Carl was getting nervous, and he felt immensely tired. It felt like an episode may hit him at any moment.
“I had a friend I couldn’t get ahold of yesterday and the clerk said my friend had passed out while in the gas station and they took my friend away. I just came from the hospital where my brother is right now after he had a similar thing happen to him and the docs don’t know why it happened. I was checking in on his kids and then I came back this way to go home,” said Carl quickly.
“That’s a lot of coincidence. It’s too involved for you to be lying about it. Where is your friend at now,” asked the officer?
“The clerk said they took him to the hospital, so I assume he is in the same hospital as my brother. I’m heading back to the hospital tomorrow, or rather, later today, and I’ll see if he is there and see how he is,” replied Carl.
“I was in on that call, what’s your friends name,” asked the officer?
“Vince,” replied Carl.
“Yeah, that checks out. When he left the scene, he was stable. He couldn’t talk for some reason and looked like he was in pain. The EMT’s took good care of him and I’m no doc but I am sure he is going to be fine. Get home and get some rest. That coffee is going to keep you up. I’d recommend not drinking the rest of it so you can sleep,” said the officer.
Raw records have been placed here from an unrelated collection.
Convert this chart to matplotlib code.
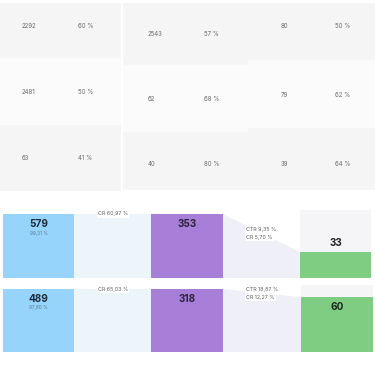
import matplotlib
matplotlib.use("Agg")
import matplotlib.pyplot as plt
from matplotlib.patches import Rectangle, Polygon

plt.rcParams['font.family'] = ['Inter', 'DejaVu Sans']

# ---- data ----
grid_counts = [[2292, 2481, 63], [2543, 62, 40], [80, 79, 39]]   # per column, rows top->bottom
grid_pcts = [[60, 50, 41], [57, 68, 80], [50, 62, 64]]

first_vals = [579, 489]
first_pcts = ["99,31 %", "97,80 %"]
cr1_labels = ["CR 60,97 %", "CR 65,03 %"]
second_vals = [353, 318]
ctr_labels = ["CTR 9,35 %", "CTR 18,87 %"]
cr2_labels = ["CR 5,70 %", "CR 12,27 %"]
cr2_vals = [5.70, 12.27]
third_vals = [33, 60]
third_scale = 15.0

# ---- layout ----
W, H = 375, 366
fig = plt.figure(figsize=(W / 100, H / 100), dpi=100)
ax = fig.add_axes([0, 0, 1, 1])
ax.set_xlim(0, W)
ax.set_ylim(H, 0)
ax.axis('off')

col_x = [(0, 121), (123, 248), (248, 375)]
col_rows = [[3, 58, 125, 191], [3, 65, 132, 190], [3, 60, 128, 190]]
txt_y = [[26, 92, 158], [34, 99, 164], [26, 95, 164]]
left_x = [22, 148, 281]
pct_x = [78, 204, 335]
row_cols = ['#f5f5f5', '#fbfbfb', '#f5f5f5']

for c in range(3):
    x0, x1 = col_x[c]
    for r in range(3):
        y0, y1 = col_rows[c][r], col_rows[c][r + 1]
        ax.add_patch(Rectangle((x0, y0), x1 - x0, y1 - y0, color=row_cols[r], lw=0))
        ax.text(left_x[c], txt_y[c][r], str(grid_counts[c][r]), fontsize=4.4,
                color='#6a6a6a', ha='left', va='center')
        ax.text(pct_x[c], txt_y[c][r], f"{grid_pcts[c][r]} %", fontsize=4.4,
                color='#6a6a6a', ha='left', va='center')

# funnel rows
row_y = [(214, 278), (289, 352)]
bg_top = [210, 285]
blue_x = (3, 74)
purple_x = (151, 223)
green_x = [(300, 371), (301, 373)]

for i in range(2):
    y0, y1 = row_y[i]
    h = y1 - y0
    # blue bar
    ax.add_patch(Rectangle((blue_x[0], y0), blue_x[1] - blue_x[0], h, color='#96d4fb', lw=0))
    # blue connector
    ax.add_patch(Rectangle((blue_x[1], y0), purple_x[0] - blue_x[1], h, color='#ebf5fa', lw=0))
    # purple bar
    ax.add_patch(Rectangle((purple_x[0], y0), purple_x[1] - purple_x[0], h, color='#a87fd8', lw=0))
    # green background + bar
    gx0, gx1 = green_x[i]
    gh = y1 - bg_top[i]
    ax.add_patch(Rectangle((gx0, bg_top[i]), gx1 - gx0, gh, color='#f5f5f7', lw=0))
    frac = cr2_vals[i] / third_scale
    gtop = y1 - frac * gh
    ax.add_patch(Rectangle((gx0, gtop), gx1 - gx0, y1 - gtop, color='#7ecd82', lw=0))
    # lavender connector
    ax.add_patch(Polygon([(purple_x[1], y0), (gx0, gtop), (gx0, y1), (purple_x[1], y1)],
                         closed=True, color='#efeff7', lw=0))

    # texts
    ax.text(38.5, y0 + 10, str(first_vals[i]), fontsize=7.2, fontweight='bold',
            color='#1f2d3d', ha='center', va='center')
    ax.text(38.5, y0 + 19, first_pcts[i], fontsize=3.4, color='#5a7a90',
            ha='center', va='center')
    ax.text(113, y0, cr1_labels[i], fontsize=3.8, color='#5f5f5f', ha='center', va='center',
            bbox=dict(boxstyle='square,pad=0.25', fc='white', ec='none'))
    ax.text(187, y0 + 10, str(second_vals[i]), fontsize=7.2, fontweight='bold',
            color='#2d2340', ha='center', va='center')
    ax.text(246, y0 + (15 if i == 0 else 0), ctr_labels[i], fontsize=3.8, color='#5f5f5f',
            ha='left', va='center',
            bbox=dict(boxstyle='square,pad=0.25', fc='white', ec='none'))
    ax.text(246, y0 + (23 if i == 0 else 8), cr2_labels[i], fontsize=3.8, color='#5f5f5f',
            ha='left', va='center',
            bbox=dict(boxstyle='square,pad=0.25', fc='white', ec='none'))
    ty = gtop - 9 if gtop - bg_top[i] > 20 else gtop + 10
    ax.text((gx0 + gx1) / 2, ty, str(third_vals[i]), fontsize=7.2, fontweight='bold',
            color='#1f2a1f' if ty > gtop else '#222222', ha='center', va='center')

fig.savefig('out.png', dpi=100, facecolor='white')
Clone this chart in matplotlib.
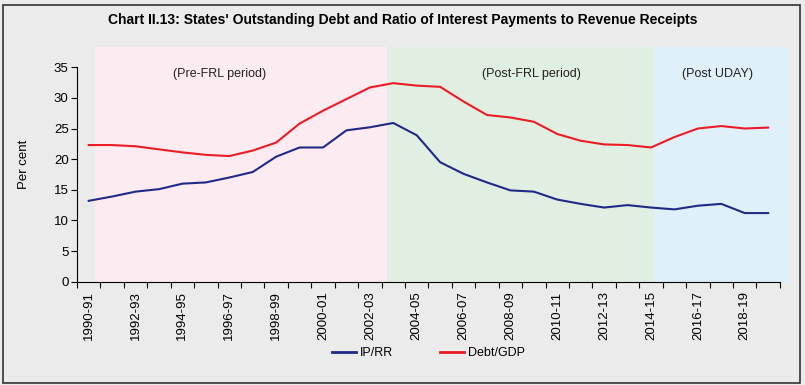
import matplotlib
matplotlib.use("Agg")
import matplotlib.pyplot as plt
from matplotlib.patches import Rectangle
from matplotlib.lines import Line2D

# Jahre 1990-91 bis 2019-20
years = [f"{y}-{str(y + 1)[-2:]}" for y in range(1990, 2020)]

ip_rr = [13.2, 13.9, 14.7, 15.1, 16.0, 16.2, 17.0, 17.9, 20.4, 21.9,
         21.9, 24.7, 25.2, 25.9, 23.9, 19.5, 17.6, 16.2, 14.9, 14.7,
         13.4, 12.7, 12.1, 12.5, 12.1, 11.8, 12.4, 12.7, 11.2, 11.2]
debt_gdp = [22.3, 22.3, 22.1, 21.6, 21.1, 20.7, 20.5, 21.4, 22.7, 25.8,
            27.9, 29.8, 31.7, 32.4, 32.0, 31.8, 29.4, 27.2, 26.8, 26.1,
            24.1, 23.0, 22.4, 22.3, 21.9, 23.6, 25.0, 25.4, 25.0, 25.15]

periods = ["(Pre-FRL period)", "(Post-FRL period)", "(Post UDAY)"]
period_edges = [0.27, 12.74, 24.14, 29.89]
period_label_x = [5.6, 18.9, 26.85]
period_colors = ["#fcecf1", "#e1efe3", "#dff0fb"]

bg = "#ebebeb"
plt.rcParams['font.family'] = ['Liberation Sans', 'DejaVu Sans']

fig = plt.figure(figsize=(8.05, 3.85), dpi=100, facecolor=bg)
ax = fig.add_axes([77 / 805, 1 - 281.7 / 385, (789 - 77) / 805, (281.7 - 47) / 385])
ax.set_facecolor(bg)

x = list(range(len(years)))

# Hintergrundbereiche
for i in range(len(periods)):
    ax.axvspan(period_edges[i], period_edges[i + 1], color=period_colors[i], lw=0, zorder=0)
    ax.text(period_label_x[i], 33.9, periods[i],
            ha='center', va='center', fontsize=9, color='#222222')

ax.plot(x, ip_rr, color='#1f2a87', lw=1.5, zorder=3)
ax.plot(x, debt_gdp, color='#ec1c24', lw=1.5, zorder=3)

ax.set_xlim(-0.5, 29.89)
ax.set_ylim(0, 38.3)
ax.set_yticks(range(0, 36, 5))
ax.spines['left'].set_bounds(0, 35)
ax.spines['bottom'].set_bounds(-0.5, 29.5)
for s in ['top', 'right']:
    ax.spines[s].set_visible(False)

ax.set_xticks([i + 0.5 for i in range(-1, 30)])
ax.set_xticklabels([])
ax.set_xticks(x[::2], minor=True)
ax.set_xticklabels(years[::2], minor=True, rotation=90, fontsize=9.5)
ax.tick_params(axis='x', which='minor', length=0, pad=7)
ax.tick_params(axis='x', which='major', length=4, direction='out')
ax.tick_params(axis='y', length=4, labelsize=9.5, pad=2)
ax.set_ylabel('Per cent', fontsize=9.5, labelpad=17)

fig.text(0.5, 1 - 20 / 385,
         "Chart II.13: States' Outstanding Debt and Ratio of Interest Payments to Revenue Receipts",
         ha='center', va='center', fontsize=10, fontweight='bold')

handles = [Line2D([], [], color='#1f2a87', lw=2),
           Line2D([], [], color='#ec1c24', lw=2)]
fig.legend(handles, ['IP/RR', 'Debt/GDP'], loc='center', bbox_to_anchor=(0.532, 1 - 353 / 385),
           ncol=2, frameon=False, handlelength=1.9, handletextpad=0.3, columnspacing=3.8,
           prop={'size': 9})

fig.patches.append(Rectangle((3 / 805, 2 / 385), 797 / 805, 378 / 385, transform=fig.transFigure,
                             fill=False, edgecolor='#333333', lw=1.2))

fig.savefig('out.png', dpi=100, facecolor=bg)
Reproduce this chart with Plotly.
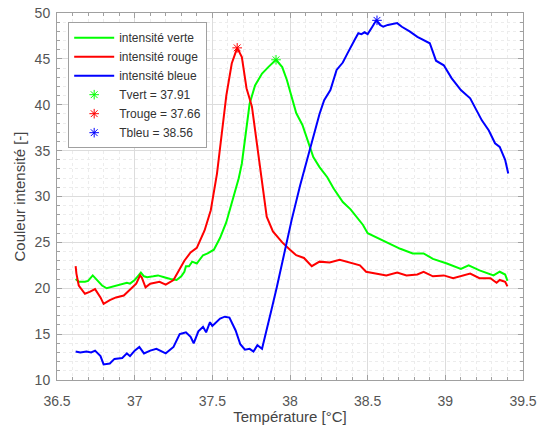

“Thanks for letting me know officer. Vince is a good friend and having this happen to both him and my brother is disturbing,” said Carl.
“Probably not as disturbing as the NPR program you are listening to. Here is your paperwork. Get home safe,” replied the officer.
The officer went back to his car and pulled around Carl and speed off in the same direction Carl was going. Carl took a deep breath and turned the podcast back on as he pulled into the road. When Carl had made it home it was near four o’clock in the morning. The night was fading as the sun started to come up slowly. He stayed in his car for a few minutes and then turned it off and headed up the stairs to his apartment. When he entered, he saw Cheryl sleeping on the couch and lightly touched her.
“Let’s go to bed. I am taking the day off work,” he said to her softly. Cheryl stirred a little bit and groaned.
“I’m glad you made it home safely. I tried to stay up, but I was too tired,” Cheryl said sleepily.